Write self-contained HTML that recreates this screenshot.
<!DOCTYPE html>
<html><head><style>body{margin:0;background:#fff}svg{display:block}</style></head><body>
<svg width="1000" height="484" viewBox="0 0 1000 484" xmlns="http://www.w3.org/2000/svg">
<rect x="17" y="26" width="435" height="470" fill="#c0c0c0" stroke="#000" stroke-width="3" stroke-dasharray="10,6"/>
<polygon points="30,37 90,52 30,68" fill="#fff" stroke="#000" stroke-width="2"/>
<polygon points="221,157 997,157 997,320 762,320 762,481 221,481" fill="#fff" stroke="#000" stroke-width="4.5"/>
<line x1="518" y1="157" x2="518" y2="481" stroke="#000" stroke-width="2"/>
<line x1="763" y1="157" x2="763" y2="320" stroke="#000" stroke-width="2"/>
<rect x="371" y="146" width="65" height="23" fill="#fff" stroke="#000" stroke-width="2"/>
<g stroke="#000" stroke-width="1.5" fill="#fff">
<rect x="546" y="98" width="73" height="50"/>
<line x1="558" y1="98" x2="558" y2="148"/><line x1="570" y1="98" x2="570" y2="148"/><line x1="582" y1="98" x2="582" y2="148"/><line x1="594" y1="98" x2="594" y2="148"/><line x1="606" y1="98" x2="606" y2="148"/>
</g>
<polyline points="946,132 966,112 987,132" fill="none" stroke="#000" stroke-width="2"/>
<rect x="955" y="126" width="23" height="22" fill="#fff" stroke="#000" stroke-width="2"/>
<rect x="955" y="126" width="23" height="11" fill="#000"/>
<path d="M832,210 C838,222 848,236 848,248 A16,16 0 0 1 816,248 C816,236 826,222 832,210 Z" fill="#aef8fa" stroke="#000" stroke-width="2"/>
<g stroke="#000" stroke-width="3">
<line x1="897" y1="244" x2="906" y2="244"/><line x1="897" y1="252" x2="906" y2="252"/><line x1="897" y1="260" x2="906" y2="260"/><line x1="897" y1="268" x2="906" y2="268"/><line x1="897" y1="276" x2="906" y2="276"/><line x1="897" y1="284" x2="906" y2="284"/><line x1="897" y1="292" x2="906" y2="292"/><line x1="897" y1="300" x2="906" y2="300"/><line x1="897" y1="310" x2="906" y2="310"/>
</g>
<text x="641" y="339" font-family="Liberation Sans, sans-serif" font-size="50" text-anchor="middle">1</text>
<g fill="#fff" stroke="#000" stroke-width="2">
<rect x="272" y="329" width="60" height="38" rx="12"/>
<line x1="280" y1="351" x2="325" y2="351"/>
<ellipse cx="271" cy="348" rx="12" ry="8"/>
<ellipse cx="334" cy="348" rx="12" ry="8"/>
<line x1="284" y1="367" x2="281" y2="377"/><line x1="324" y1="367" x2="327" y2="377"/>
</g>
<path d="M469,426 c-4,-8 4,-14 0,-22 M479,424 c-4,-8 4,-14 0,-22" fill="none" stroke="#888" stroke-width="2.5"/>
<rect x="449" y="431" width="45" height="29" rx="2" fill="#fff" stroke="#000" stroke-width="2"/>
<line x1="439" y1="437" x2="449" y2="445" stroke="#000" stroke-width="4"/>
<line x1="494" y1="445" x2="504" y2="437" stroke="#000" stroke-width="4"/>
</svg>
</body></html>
...
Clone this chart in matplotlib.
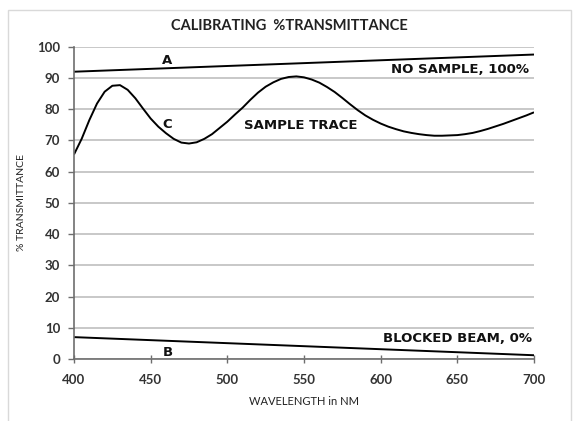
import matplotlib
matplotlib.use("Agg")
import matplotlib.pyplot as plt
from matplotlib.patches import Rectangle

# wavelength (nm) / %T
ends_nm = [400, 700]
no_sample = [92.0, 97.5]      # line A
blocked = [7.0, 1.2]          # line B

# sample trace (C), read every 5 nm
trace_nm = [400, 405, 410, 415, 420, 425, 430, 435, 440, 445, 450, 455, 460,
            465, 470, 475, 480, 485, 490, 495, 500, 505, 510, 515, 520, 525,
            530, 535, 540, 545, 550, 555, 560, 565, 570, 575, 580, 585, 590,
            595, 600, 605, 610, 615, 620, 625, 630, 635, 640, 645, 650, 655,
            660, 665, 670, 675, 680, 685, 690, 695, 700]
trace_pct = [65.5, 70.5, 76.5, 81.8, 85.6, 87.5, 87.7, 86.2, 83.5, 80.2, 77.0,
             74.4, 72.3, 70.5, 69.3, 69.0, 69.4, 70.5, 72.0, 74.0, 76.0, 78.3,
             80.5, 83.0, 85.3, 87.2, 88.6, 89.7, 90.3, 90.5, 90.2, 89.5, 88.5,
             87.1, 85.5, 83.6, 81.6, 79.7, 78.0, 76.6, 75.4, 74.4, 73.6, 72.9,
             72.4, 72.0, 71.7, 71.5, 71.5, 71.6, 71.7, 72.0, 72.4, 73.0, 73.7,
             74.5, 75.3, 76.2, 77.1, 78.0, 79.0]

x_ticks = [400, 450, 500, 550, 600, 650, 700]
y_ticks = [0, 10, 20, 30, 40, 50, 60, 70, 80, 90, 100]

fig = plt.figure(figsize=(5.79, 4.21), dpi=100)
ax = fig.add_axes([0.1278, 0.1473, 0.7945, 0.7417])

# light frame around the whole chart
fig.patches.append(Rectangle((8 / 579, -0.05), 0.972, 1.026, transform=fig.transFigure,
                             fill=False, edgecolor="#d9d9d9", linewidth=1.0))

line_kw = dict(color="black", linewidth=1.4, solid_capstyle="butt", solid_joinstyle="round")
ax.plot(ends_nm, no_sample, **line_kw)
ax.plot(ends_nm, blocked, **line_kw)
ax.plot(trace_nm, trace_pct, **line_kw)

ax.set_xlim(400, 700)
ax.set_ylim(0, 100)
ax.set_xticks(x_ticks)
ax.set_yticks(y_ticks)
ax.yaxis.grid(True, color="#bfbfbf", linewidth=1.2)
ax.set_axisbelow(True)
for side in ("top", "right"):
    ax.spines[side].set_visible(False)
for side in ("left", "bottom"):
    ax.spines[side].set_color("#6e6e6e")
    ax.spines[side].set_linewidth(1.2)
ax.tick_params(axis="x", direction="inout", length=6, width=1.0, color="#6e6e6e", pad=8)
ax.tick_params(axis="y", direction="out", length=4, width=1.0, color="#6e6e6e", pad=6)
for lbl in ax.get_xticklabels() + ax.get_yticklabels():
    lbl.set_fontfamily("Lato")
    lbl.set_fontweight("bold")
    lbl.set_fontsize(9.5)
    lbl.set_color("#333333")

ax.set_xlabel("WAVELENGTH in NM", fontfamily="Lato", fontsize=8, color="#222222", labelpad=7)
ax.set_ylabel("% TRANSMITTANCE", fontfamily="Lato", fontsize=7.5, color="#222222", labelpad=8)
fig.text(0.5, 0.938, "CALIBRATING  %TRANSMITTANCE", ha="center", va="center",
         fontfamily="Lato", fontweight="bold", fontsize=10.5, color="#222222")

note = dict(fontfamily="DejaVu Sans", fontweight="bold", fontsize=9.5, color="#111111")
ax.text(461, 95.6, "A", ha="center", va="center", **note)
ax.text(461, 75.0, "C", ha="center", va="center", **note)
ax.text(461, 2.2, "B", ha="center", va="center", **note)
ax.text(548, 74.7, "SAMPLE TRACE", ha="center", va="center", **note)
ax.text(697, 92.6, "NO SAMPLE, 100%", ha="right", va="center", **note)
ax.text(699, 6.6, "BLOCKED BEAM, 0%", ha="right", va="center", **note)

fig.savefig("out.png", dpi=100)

[WORK TO DO]
Reproduce the data above exactly, but only from the line containing "Clone this chart in matplotlib." through the line containing "ax.plot(trace_nm, trace_pct, **line_kw)"; skip the pictures.

[TASK OUTPUT]
Clone this chart in matplotlib.
import matplotlib
matplotlib.use("Agg")
import matplotlib.pyplot as plt
from matplotlib.patches import Rectangle

# wavelength (nm) / %T
ends_nm = [400, 700]
no_sample = [92.0, 97.5]      # line A
blocked = [7.0, 1.2]          # line B

# sample trace (C), read every 5 nm
trace_nm = [400, 405, 410, 415, 420, 425, 430, 435, 440, 445, 450, 455, 460,
            465, 470, 475, 480, 485, 490, 495, 500, 505, 510, 515, 520, 525,
            530, 535, 540, 545, 550, 555, 560, 565, 570, 575, 580, 585, 590,
            595, 600, 605, 610, 615, 620, 625, 630, 635, 640, 645, 650, 655,
            660, 665, 670, 675, 680, 685, 690, 695, 700]
trace_pct = [65.5, 70.5, 76.5, 81.8, 85.6, 87.5, 87.7, 86.2, 83.5, 80.2, 77.0,
             74.4, 72.3, 70.5, 69.3, 69.0, 69.4, 70.5, 72.0, 74.0, 76.0, 78.3,
             80.5, 83.0, 85.3, 87.2, 88.6, 89.7, 90.3, 90.5, 90.2, 89.5, 88.5,
             87.1, 85.5, 83.6, 81.6, 79.7, 78.0, 76.6, 75.4, 74.4, 73.6, 72.9,
             72.4, 72.0, 71.7, 71.5, 71.5, 71.6, 71.7, 72.0, 72.4, 73.0, 73.7,
             74.5, 75.3, 76.2, 77.1, 78.0, 79.0]

x_ticks = [400, 450, 500, 550, 600, 650, 700]
y_ticks = [0, 10, 20, 30, 40, 50, 60, 70, 80, 90, 100]

fig = plt.figure(figsize=(5.79, 4.21), dpi=100)
ax = fig.add_axes([0.1278, 0.1473, 0.7945, 0.7417])

# light frame around the whole chart
fig.patches.append(Rectangle((8 / 579, -0.05), 0.972, 1.026, transform=fig.transFigure,
                             fill=False, edgecolor="#d9d9d9", linewidth=1.0))

line_kw = dict(color="black", linewidth=1.4, solid_capstyle="butt", solid_joinstyle="round")
ax.plot(ends_nm, no_sample, **line_kw)
ax.plot(ends_nm, blocked, **line_kw)
ax.plot(trace_nm, trace_pct, **line_kw)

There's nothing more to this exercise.